Thought Box

Memories of Underdevelopment

Memories of Underdevelopment

by Sharad Raj October 21 2022, 12:00 am Estimated Reading Time: 4 mins, 0 secs

Sharad Raj writes, “Many consider Tomas Alea, the greatest filmmaker to emerge from Cuba and Memories of Underdevelopment is his most well-known film”.

Those were revolutionary times in Latin America. While Ernesto ‘Che’ Gauvera was formulating his revolutionary ideals in Argentina, another young man called Fidel Castro planned to dethrone the US backed right wing government in Cuba. Castro’s revolutionary zeal swept the whole of Cuba and the communist regime took over the reins of the country in 1959 under the leadership of Castro. Cuban artists and filmmakers responded to the revolution and the political upheaval that followed.

Memories of Underdevelopment is a deft character study of its bourgeois protagonist Sergio and a keen look at the complex political structures in Cuba between the Bay of Pigs in 1961 and the Cuban missile crisis. Cuba was new to the revolution and its people found themselves in throes of transition. People were experiencing a freshly minted spirit of change and were getting intoxicated by the newly promised optimism and hope. It focuses on Sergio, a man of bourgeois upbringing whose equally privileged friends and family, including his estranged wife, are abandoning the island for the capitalist paradise across the sea.

Sergio elects to stay, despite his faintly arrogant dismissal of his own country as ‘underdeveloped’ in a third world sort of way.

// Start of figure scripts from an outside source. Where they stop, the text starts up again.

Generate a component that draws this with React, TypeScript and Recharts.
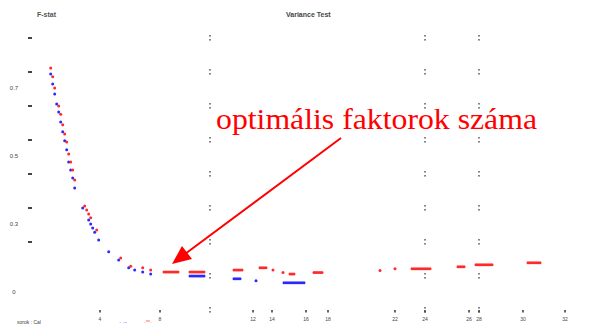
import React from "react";
import {
  ScatterChart,
  Scatter,
  XAxis,
  YAxis,
  ReferenceDot,
} from "recharts";

// Red series (validation) – factor index vs. value
const redX = [
  2.07, 2.27, 2.47, 2.87, 3.07, 3.27, 3.47, 3.67, 3.87, 4.07, 4.27, 4.47,
  5.47, 5.67, 5.87, 6.07, 6.67, 9.07, 10.07, 11.27, 12.07,
  13.4, 13.6, 13.8, 14.0, 14.2, 14.4, 14.6, 14.8,
  16.0, 16.2, 16.4, 16.6, 16.8, 17.0, 17.2, 17.4,
  20.4, 20.6, 20.8, 21.0, 21.2,
  23.0, 23.2, 23.4, 23.6,
  24.3, 25.3,
  26.0, 26.2, 26.4,
  28.4, 28.6, 28.8, 29.0, 29.2,
  35.0, 36.5,
  38.2, 38.4, 38.6, 38.8, 39.0, 39.2, 39.4, 39.6, 39.8, 40.0,
  42.8, 43.0, 43.2, 43.4,
  44.6, 44.8, 45.0, 45.2, 45.4, 45.6, 45.8, 46.0, 46.2,
  49.8, 50.0, 50.2, 50.4, 50.6, 50.8, 51.0,
];
const redY = [
  7.12, 6.86, 6.53, 6.0, 5.76, 5.45, 5.18, 4.94, 4.59, 4.35, 4.12, 3.82,
  3.06, 2.94, 2.82, 2.71, 2.35, 1.53, 1.29, 1.24, 1.18,
  1.12, 1.12, 1.12, 1.12, 1.12, 1.12, 1.12, 1.12,
  1.12, 1.12, 1.12, 1.12, 1.12, 1.12, 1.12, 1.12,
  1.18, 1.18, 1.18, 1.18, 1.18,
  1.24, 1.24, 1.24, 1.24,
  1.18, 1.1,
  1.06, 1.06, 1.06,
  1.1, 1.1, 1.1, 1.1, 1.1,
  1.16, 1.21,
  1.21, 1.21, 1.21, 1.21, 1.21, 1.21, 1.21, 1.21, 1.21, 1.21,
  1.27, 1.27, 1.27, 1.27,
  1.33, 1.33, 1.33, 1.33, 1.33, 1.33, 1.33, 1.33, 1.33,
  1.39, 1.39, 1.39, 1.39, 1.39, 1.39, 1.39,
];

// Blue series (calibration)
const blueX = [
  2.07, 2.27, 2.47, 2.67, 2.87, 3.07, 3.27, 3.47, 3.67, 3.87, 4.07, 4.27, 4.47,
  5.27, 5.87, 6.07, 6.27, 6.47, 6.87, 7.87, 8.87, 9.87, 10.47, 11.27, 12.07,
  16.0, 16.2, 16.4, 16.6, 16.8, 17.0, 17.2, 17.4,
  20.4, 20.6, 20.8, 21.0,
  22.6,
  25.4, 25.6, 25.8, 26.0, 26.2, 26.4, 26.6, 26.8, 27.0, 27.2, 27.4,
];
const blueY = [
  6.94, 6.65, 6.35, 6.06, 5.82, 5.53, 5.24, 4.98, 4.71, 4.35, 4.12, 3.88, 3.59,
  3.0, 2.65, 2.53, 2.41, 2.29, 2.06, 1.71, 1.47, 1.24, 1.18, 1.12, 1.06,
  1.0, 1.0, 1.0, 1.0, 1.0, 1.0, 1.0, 1.0,
  0.92, 0.92, 0.92, 0.92,
  0.86,
  0.8, 0.8, 0.8, 0.8, 0.8, 0.8, 0.8, 0.8, 0.8, 0.8, 0.8,
];

const yTicks = [0, 1, 2, 3, 4, 5, 6, 7, 8];
const yTickMarks = [2, 3, 4, 5, 6, 7, 8];
const yLabelTicks: Record<number, string> = { 7: "0.7", 5: "0.5", 3: "0.3", 1: "0" };
const xTicks = [7, 13, 22.3, 24.2, 27.6, 29.8, 36.5, 39.5, 43.9, 44.9, 49.3, 53.5];
const xTickLabels = ["4", "8", "12", "14", "16", "18", "22", "24", "26", "28", "30", "32"];
const gridX = [18.0, 39.5, 44.9];
const gridY = [0, 1, 2, 3, 4, 5, 6, 7, 8];

const redData = redX.map((x, i) => ({ x, y: redY[i] }));
const blueData = blueX.map((x, i) => ({ x, y: blueY[i] }));

const RED = "#ff2a2a";
const BLUE = "#2a2aff";
const GRAY = "#6a6a6a";

const dot = (color: string) => (props: any) =>
  <circle cx={props.cx} cy={props.cy} r={1.5} fill={color} />;

const GridMark = (props: any) => (
  <g>
    <rect x={props.cx - 0.8} y={props.cy - 3} width={1.6} height={1.6} fill={GRAY} />
    <rect x={props.cx - 0.8} y={props.cy + 1} width={1.6} height={1.6} fill={GRAY} />
  </g>
);

const YTick = (props: any) => {
  const { x, y, payload } = props;
  const v = payload.value;
  return (
    <g>
      {yTickMarks.includes(v) && (
        <rect x={x - 2} y={y - 1} width={4} height={2} fill="#444" />
      )}
      {yLabelTicks[v] !== undefined && (
        <text x={x - 16} y={y + 18} fontSize={6} fill="#444" textAnchor="middle" fontFamily="Arial">
          {yLabelTicks[v]}
        </text>
      )}
    </g>
  );
};

const XTick = (props: any) => {
  const { x, y, index } = props;
  return (
    <g>
      <rect x={x - 0.8} y={y} width={1.6} height={2.5} fill="#444" />
      <text x={x} y={y + 11} fontSize={5} fill="#444" textAnchor="middle" fontFamily="Arial">
        {xTickLabels[index]}
      </text>
    </g>
  );
};

export default function App() {
  return (
    <div
      style={{
        position: "absolute",
        left: 0,
        top: 0,
        width: 599,
        height: 327,
        background: "#fff",
        overflow: "hidden",
      }}
    >
      <ScatterChart
        width={599}
        height={327}
        margin={{ top: 21, right: 9, bottom: 0, left: 0 }}
      >
        <XAxis
          type="number"
          dataKey="x"
          domain={[0, 56]}
          ticks={xTicks}
          interval={0}
          axisLine={false}
          tickLine={false}
          tickSize={0}
          tickMargin={0}
          height={17}
          tick={<XTick />}
        />
        <YAxis
          type="number"
          dataKey="y"
          domain={[0, 8.5]}
          ticks={yTicks}
          interval={0}
          axisLine={false}
          tickLine={false}
          tickSize={0}
          tickMargin={0}
          width={30}
          tick={<YTick />}
        />
        {gridX.map((gx) =>
          gridY.map((gy) => (
            <ReferenceDot
              key={`${gx}-${gy}`}
              x={gx}
              y={gy}
              ifOverflow="visible"
              shape={<GridMark />}
            />
          ))
        )}
        <Scatter data={blueData} fill={BLUE} shape={dot(BLUE)} isAnimationActive={false} />
        <Scatter data={redData} fill={RED} shape={dot(RED)} isAnimationActive={false} />
      </ScatterChart>

      <svg
        width={599}
        height={327}
        style={{ position: "absolute", left: 0, top: 0, pointerEvents: "none" }}
      >
        <text x={37} y={17} fontSize={7} fill="#555" fontFamily="Arial" fontWeight="bold">
          F-stat
        </text>
        <text x={286} y={17} fontSize={7} fill="#444" fontFamily="Arial" fontWeight="bold">
          Variance Test
        </text>
        <text
          x={216}
          y={129}
          fontSize={30}
          fill="#ff0000"
          fontFamily="'Liberation Serif', 'Times New Roman', serif"
          textLength={321}
          lengthAdjust="spacingAndGlyphs"
        >
          optimális faktorok száma
        </text>
        <line x1={341} y1={138} x2={185} y2={254} stroke="#ff0000" strokeWidth={2} />
        <polygon points="172,264 182,246 192,259" fill="#ff0000" />
        <text x={17} y={324} fontSize={5} fill="#444" fontFamily="Arial">
          sorok : Cal
        </text>
        <text x={119} y={324} fontSize={6} fill={BLUE} fontFamily="Arial">
          · ·-
        </text>
        <text x={144} y={324} fontSize={6} fill={RED} fontFamily="Arial">
          ·ᵛᵛ·
        </text>
      </svg>
    </div>
  );
}
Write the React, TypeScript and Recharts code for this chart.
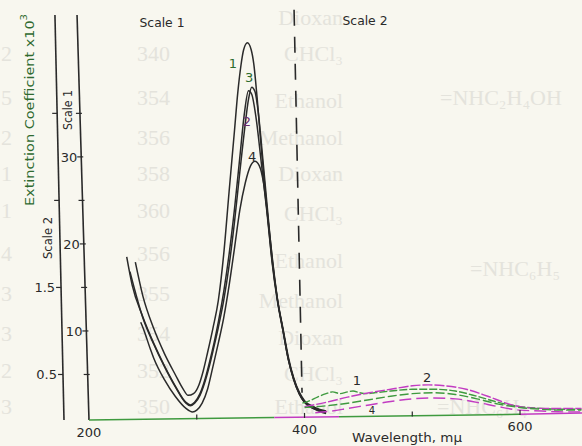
import React from 'react';
import { LineChart, Line, XAxis, YAxis, ReferenceLine, ReferenceDot } from 'recharts';

// main band, scale 1 (extinction x10^3), wavelength in mµ
const band1Nm = [243, 250, 260, 270, 280, 287, 292, 297, 302, 306, 310, 315, 320, 325, 330, 335, 338, 341, 343.5, 347, 350.5, 353, 356, 360, 365, 370, 375, 380, 385, 390, 395, 400, 410, 420];
const band1Eps = [17.9, 14.0, 10.3, 7.4, 5.0, 3.4, 2.6, 2.8, 3.8, 5.4, 7.5, 10.3, 13.5, 18.8, 26.0, 33.0, 37.3, 40.5, 42.3, 43.1, 42.3, 40.6, 36.8, 30.8, 24.2, 18.0, 13.5, 10.3, 7.0, 4.6, 3.0, 2.0, 1.2, 0.8];

const band2Nm = [235, 240, 250, 260, 270, 280, 290, 294, 298, 303, 308, 312, 316, 320, 325, 330, 335, 340, 344, 348, 351, 355, 360, 365, 370, 375, 380, 385, 390, 395, 400, 410, 420];
const band2Eps = [18.5, 15.3, 11.6, 8.6, 6.0, 3.7, 1.8, 1.5, 1.8, 2.8, 4.6, 6.5, 8.6, 11.0, 14.5, 18.8, 24.0, 30.0, 34.8, 37.6, 37.2, 34.5, 29.2, 23.8, 17.8, 13.3, 10.0, 6.7, 4.4, 2.8, 1.8, 1.0, 0.6];

const band3Nm = [238, 250, 260, 270, 280, 290, 294, 298, 303, 308, 312, 316, 320, 325, 330, 335, 340, 345, 348, 351, 354, 357, 360, 365, 370, 375, 380, 385, 390, 395, 400, 410, 420];
const band3Eps = [16.8, 11.5, 8.5, 5.9, 3.6, 1.7, 1.4, 1.7, 2.6, 4.3, 6.1, 8.2, 10.4, 13.5, 17.5, 22.5, 28.3, 33.8, 36.6, 38.0, 37.5, 35.2, 31.5, 24.8, 18.3, 13.5, 10.1, 6.8, 4.5, 2.9, 1.9, 1.1, 0.7];

const band4Nm = [248, 250, 257, 260, 270, 280, 290, 296, 300, 305, 310, 315, 320, 325, 330, 335, 340, 345, 350, 354, 358, 362, 366, 370, 375, 380, 385, 390, 395, 400, 410, 420];
const band4Eps = [11.0, 10.4, 7.9, 6.9, 4.4, 2.5, 1.1, 0.7, 0.9, 1.7, 3.3, 5.9, 8.6, 11.5, 15.2, 19.5, 23.9, 27.0, 29.0, 29.5, 29.0, 27.0, 23.0, 18.5, 13.6, 10.1, 6.7, 4.4, 2.8, 1.8, 1.0, 0.5];

// weak band past 400 mµ, scale 2
const weak1Nm = [398, 405, 412, 420, 426, 433, 440, 445, 451, 458, 465, 480, 500, 520, 540, 560, 580, 600, 620, 640, 657];
const weak1Eps = [0.17, 0.2, 0.24, 0.28, 0.3, 0.28, 0.3, 0.31, 0.29, 0.28, 0.29, 0.31, 0.33, 0.33, 0.31, 0.25, 0.18, 0.13, 0.11, 0.1, 0.1];

const weak2Nm = [400, 420, 440, 460, 480, 500, 515, 530, 550, 570, 590, 600, 620, 640, 657];
const weak2Eps = [0.13, 0.18, 0.24, 0.29, 0.33, 0.37, 0.38, 0.37, 0.33, 0.25, 0.16, 0.13, 0.11, 0.11, 0.11];

const weak3Nm = [400, 420, 440, 460, 480, 500, 520, 540, 560, 580, 600, 620, 640, 657];
const weak3Eps = [0.12, 0.14, 0.17, 0.21, 0.25, 0.28, 0.29, 0.27, 0.22, 0.16, 0.12, 0.1, 0.09, 0.09];

const weak4Nm = [410, 425, 440, 460, 480, 500, 520, 540, 560, 580, 600, 620, 640, 657];
const weak4Eps = [0.06, 0.08, 0.11, 0.15, 0.19, 0.22, 0.23, 0.22, 0.18, 0.13, 0.09, 0.08, 0.07, 0.07];

const xTicks = [200, 300, 400, 500, 600];
const xLabels = ['200', '', '400', '', '600'];
const scale1Ticks = [5, 10, 15, 20, 25, 30, 35];
const scale1Labels = ['', '10', '', '20', '', '30', ''];
const scale2Ticks = [0.5, 1.5, 2.5, 3.5];
const scale2Labels = ['0.5', '1.5', '', ''];

// faint print showing through from the page underneath
const ghostSolvents = ['Dioxan', 'CHCl₃', 'Ethanol', 'Methanol', 'Dioxan', 'CHCl₃', 'Ethanol', 'Methanol', 'Dioxan', 'CHCl₃', 'Ethanol'];
const ghostSolventY = [17, 53, 100, 137, 173, 213, 260, 300, 337, 373, 406];
const ghostLambda = ['340', '354', '356', '358', '360', '356', '355', '354', '352', '350'];
const ghostLambdaY = [53, 97, 137, 173, 210, 253, 293, 333, 370, 406];
const ghostDigits = ['2', '5', '2', '1', '1', '4', '3', '3', '2', '3'];
const ghostFormulas = ['=NHC₂H₄OH', '=NHC₆H₅', '=NHC₆H₄'];
const ghostFormulaX = [440, 470, 437];
const ghostFormulaY = [97, 268, 406];

const zip = (nm: number[], eps: number[]) => nm.map((w, i) => ({ nm: w, eps: eps[i] }));

const INK = '#2a2a2a';
const GREEN = '#3f9a3f';
const MAGENTA = '#c23cc2';
const GHOST = '#e4e3dc';

// the scan is a little skewed, so the axes lean
const s1X = (y: number) => 77 + ((y - 15) * 12) / 403;
const s2X = (y: number) => 55 + ((y - 15) * 9) / 403;
const baseY = (x: number) => 420 - ((x - 89) * 7) / 493;

const Scale1Tick = (props: any) => {
  const { y, index } = props;
  const x = s1X(y);
  return (
    <g>
      <line x1={x - 4} x2={x + 2} y1={y} y2={y} stroke={INK} strokeWidth={1.2} />
      <text x={x - 4} y={y + 5} textAnchor="end" fontSize={13} fill={INK}>
        {scale1Labels[index]}
      </text>
    </g>
  );
};

const Scale2Tick = (props: any) => {
  const { y, index } = props;
  const x = s2X(y);
  return (
    <g>
      <line x1={x - 5} x2={x} y1={y} y2={y} stroke={INK} strokeWidth={1.2} />
      <text x={x - 6} y={y + 5} textAnchor="end" fontSize={13} fill={INK}>
        {scale2Labels[index]}
      </text>
    </g>
  );
};

const XTick = (props: any) => {
  const { x, index } = props;
  const y = baseY(x);
  return (
    <g>
      {index > 0 && <line x1={x} x2={x} y1={y - 4} y2={y + 1} stroke={INK} strokeWidth={1.2} />}
      <text x={x} y={y + 17} textAnchor="middle" fontSize={13} fill={INK}>
        {xLabels[index]}
      </text>
    </g>
  );
};

const curveLabel = (value: string, fill: string, size = 13) => ({
  value,
  position: 'center' as const,
  fill,
  fontSize: size,
});

export default function App() {
  return (
    <div
      style={{
        position: 'absolute',
        left: 0,
        top: 0,
        width: 582,
        height: 446,
        background: '#f8f7ef',
        fontFamily: 'DejaVu Sans, sans-serif',
        overflow: 'hidden',
      }}
    >
      <svg width={582} height={446} style={{ position: 'absolute', left: 0, top: 0 }}
        fontFamily="Liberation Serif, serif" fontSize={22} fill={GHOST}>
        {ghostSolvents.map((s, i) => (
          <text key={'s' + i} x={343} y={ghostSolventY[i] + 8} textAnchor="end">{s}</text>
        ))}
        {ghostLambda.map((s, i) => (
          <text key={'l' + i} x={137} y={ghostLambdaY[i] + 8}>{s}</text>
        ))}
        {ghostDigits.map((s, i) => (
          <text key={'d' + i} x={1} y={ghostLambdaY[i] + 8}>{s}</text>
        ))}
        {ghostFormulas.map((s, i) => (
          <text key={'f' + i} x={ghostFormulaX[i]} y={ghostFormulaY[i] + 8}>{s}</text>
        ))}
      </svg>

      <LineChart width={582} height={446} margin={{ top: 15, right: 0, bottom: 0, left: 0 }}>
        <XAxis
          type="number"
          dataKey="nm"
          domain={[200, 657.5]}
          ticks={xTicks}
          allowDataOverflow
          axisLine={false}
          tickLine={false}
          tickSize={0}
          tickMargin={0}
          height={28}
          tick={(p: any) => <XTick {...p} />}
        />
        <YAxis
          yAxisId="s1"
          type="number"
          domain={[0, 46.3]}
          ticks={scale1Ticks}
          allowDataOverflow
          axisLine={false}
          tickLine={false}
          width={45}
          tick={(p: any) => <Scale1Tick {...p} />}
        />
        <YAxis
          yAxisId="s2"
          type="number"
          domain={[0, 4.63]}
          ticks={scale2Ticks}
          allowDataOverflow
          axisLine={false}
          tickLine={false}
          width={44}
          tick={(p: any) => <Scale2Tick {...p} />}
        />

        {/* leaning axis lines */}
        <ReferenceLine yAxisId="s1" ifOverflow="visible" stroke={INK} strokeWidth={1.6}
          segment={[{ x: 188.9, y: 46.3 }, { x: 200, y: -0.23 }]} />
        <ReferenceLine yAxisId="s1" ifOverflow="visible" stroke={INK} strokeWidth={1.6}
          segment={[{ x: 168.4, y: 46.3 }, { x: 176.8, y: -0.23 }]} />
        <ReferenceLine yAxisId="s1" ifOverflow="visible" stroke={GREEN} strokeWidth={1.5}
          segment={[{ x: 200, y: -0.23 }, { x: 372, y: 0.05 }]} />
        <ReferenceLine yAxisId="s1" ifOverflow="visible" stroke={MAGENTA} strokeWidth={1.5}
          segment={[{ x: 372, y: 0.05 }, { x: 432, y: 0.15 }]} />
        <ReferenceLine yAxisId="s1" ifOverflow="visible" stroke={GREEN} strokeWidth={1.5}
          segment={[{ x: 432, y: 0.15 }, { x: 600, y: 0.42 }]} />
        <ReferenceLine yAxisId="s1" ifOverflow="visible" stroke={MAGENTA} strokeWidth={1.5}
          segment={[{ x: 600, y: 0.42 }, { x: 657.5, y: 0.57 }]} />

        {/* scale change at 400 mµ */}
        <ReferenceLine yAxisId="s1" ifOverflow="visible" stroke={INK} strokeWidth={1.6}
          strokeDasharray="16 11" segment={[{ x: 390.3, y: 46.9 }, { x: 397.7, y: 2.9 }]} />

        <Line data={zip(band1Nm, band1Eps)} dataKey="eps" yAxisId="s1" type="monotone" dot={false}
          stroke={INK} strokeWidth={1.5} isAnimationActive={false} />
        <Line data={zip(band2Nm, band2Eps)} dataKey="eps" yAxisId="s1" type="monotone" dot={false}
          stroke={INK} strokeWidth={1.5} isAnimationActive={false} />
        <Line data={zip(band3Nm, band3Eps)} dataKey="eps" yAxisId="s1" type="monotone" dot={false}
          stroke={INK} strokeWidth={1.5} isAnimationActive={false} />
        <Line data={zip(band4Nm, band4Eps)} dataKey="eps" yAxisId="s1" type="monotone" dot={false}
          stroke={INK} strokeWidth={1.5} isAnimationActive={false} />

        <Line data={zip(weak1Nm, weak1Eps)} dataKey="eps" yAxisId="s2" type="monotone" dot={false}
          stroke={GREEN} strokeWidth={1.4} strokeDasharray="8 2" isAnimationActive={false} />
        <Line data={zip(weak2Nm, weak2Eps)} dataKey="eps" yAxisId="s2" type="monotone" dot={false}
          stroke={MAGENTA} strokeWidth={1.4} strokeDasharray="10 2" isAnimationActive={false} />
        <Line data={zip(weak3Nm, weak3Eps)} dataKey="eps" yAxisId="s2" type="monotone" dot={false}
          stroke={GREEN} strokeWidth={1.4} strokeDasharray="9 3" isAnimationActive={false} />
        <Line data={zip(weak4Nm, weak4Eps)} dataKey="eps" yAxisId="s2" type="monotone" dot={false}
          stroke={MAGENTA} strokeWidth={1.4} strokeDasharray="12 5" isAnimationActive={false} />

        <ReferenceDot yAxisId="s1" x={333.6} y={40.7} r={0} fill="none" stroke="none" label={curveLabel('1', '#2d6b2d')} />
        <ReferenceDot yAxisId="s1" x={348.5} y={39.1} r={0} fill="none" stroke="none" label={curveLabel('3', '#2d6b2d')} />
        <ReferenceDot yAxisId="s1" x={346.6} y={34.1} r={0} fill="none" stroke="none" label={curveLabel('2', '#6a2a6a')} />
        <ReferenceDot yAxisId="s1" x={351.3} y={30.1} r={0} fill="none" stroke="none" label={curveLabel('4', INK)} />
        <ReferenceDot yAxisId="s2" x={448.7} y={0.43} r={0} fill="none" stroke="none" label={curveLabel('1', INK)} />
        <ReferenceDot yAxisId="s2" x={513.7} y={0.47} r={0} fill="none" stroke="none" label={curveLabel('2', INK)} />
        <ReferenceDot yAxisId="s2" x={462.6} y={0.09} r={0} fill="none" stroke="none" label={curveLabel('4', INK, 10)} />
      </LineChart>

      <svg width={582} height={446} style={{ position: 'absolute', left: 0, top: 0, pointerEvents: 'none' }}>
        <text transform="translate(29,110) rotate(-90)" textAnchor="middle" dominantBaseline="central"
          fontSize={13} fill="#2f6a2f" textLength={192} lengthAdjust="spacingAndGlyphs">
          Extinction Coefficient x10<tspan dy={-5} fontSize={9}>3</tspan>
        </text>
        <text transform="translate(68,110) rotate(-90)" textAnchor="middle" dominantBaseline="central"
          fontSize={12} fill={INK} textLength={40} lengthAdjust="spacingAndGlyphs">Scale 1</text>
        <text transform="translate(48,238) rotate(-90)" textAnchor="middle" dominantBaseline="central"
          fontSize={12} fill={INK} textLength={42} lengthAdjust="spacingAndGlyphs">Scale 2</text>
        <text x={162} y={27} textAnchor="middle" fontSize={12} fill={INK}
          textLength={45} lengthAdjust="spacingAndGlyphs">Scale 1</text>
        <text x={365} y={25} textAnchor="middle" fontSize={12} fill={INK}
          textLength={45} lengthAdjust="spacingAndGlyphs">Scale 2</text>
        <text x={407} y={442} textAnchor="middle" fontSize={13} fill={INK}
          textLength={110} lengthAdjust="spacingAndGlyphs">Wavelength, mµ</text>
      </svg>
    </div>
  );
}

He enters into a relationship with a young actress, Elena, and his ex-girlfriend, Hanna. His reasons for staying back in Havana are complex, shifting, unclear even to himself: is he genuinely keen to see where the new optimism might lead, or is he just hanging on to the block of flats that provide his sole source of income? Can he become a functioning member of the new society, or is he just a redundant leech sucking off the masses?  

Alea has no easy answers to these questions, neither is his intention. Alea is an examiner who is looking into the human situation. He is invested in the alienation of his bourgeois protagonist and the questions he has. What happens to those who are in the twilight zone? Neither eulogizing the right wing nor completely seduced by the Communists. In fact the west admired Memories of Underdevelopment because it interpreted the film as anti a critique of Castro, that it actually is.

Alea chooses to look at the flux in Cuba as a result of the revolution from the point of view of a rich bourgeoisie writer, his sympathy as a maker obviously lies with Sergio. By the time the film was made in 1968, the despotic reality of the initial euphoria over Castro was becoming clear. Alea did critique the fascism of the Left in his later films like Strawberry and Chocolates as well. His was an objective position, much like Sergio. Alea would not abandon the country for Miami but will not be blinded by the winds of change.

MEMORIES OF UNDERDEVELOPMENT (1968) - FULL MOVIE

Memories of Underdevelopment is a dazzling piece of cinema that is ruthlessly Avant-garde. Alea simulates the erratic pattern of memories that we have while adapting a film form. The film is a highly subjective point of view through a fragmented narrative that resembles the way memories function. Throughout the film, Sergio narrates action, and at times is used as a tool to present bits of political information about the climate in Cuba at the time. In several instances, real-life documentary footage of protests and political events are incorporated into the film and played over Sergio’s narration to expose the audience to the reality of the Revolution. The timeframe of the film is somewhat ambiguous, but it appears to take place over a few months.

Alea uses a hand held camera throughout the film and exhibits one of the finest uses of black and white camerawork. Outstanding high contrast cinematography obliterates the details that are available in grey tone.

There is a kind of cinema where the manner of telling the story gets preference over the story. And there is another kind of cinema, where the subject takes precedence over style. Memories of Underdevelopment falls in the latter category. The roots of this approach may lie in news reporting and the newsreel but as a piece of cinematic art it is far removed from news reporting.

The arrangement of events follows a complex structure that strives to provide a more holistic view of reality. It deconstructs and interprets the events as they happened. The aesthetics of film art makes it mandatory to rise above the mundane. This is what the Latin Americans call “People’s Cinema” that has its roots in cinema verité as pioneered by the likes of Dziga Vertov and Robert Flaherty.

And Memories of Underdevelopment is a timeless masterpiece of this legacy.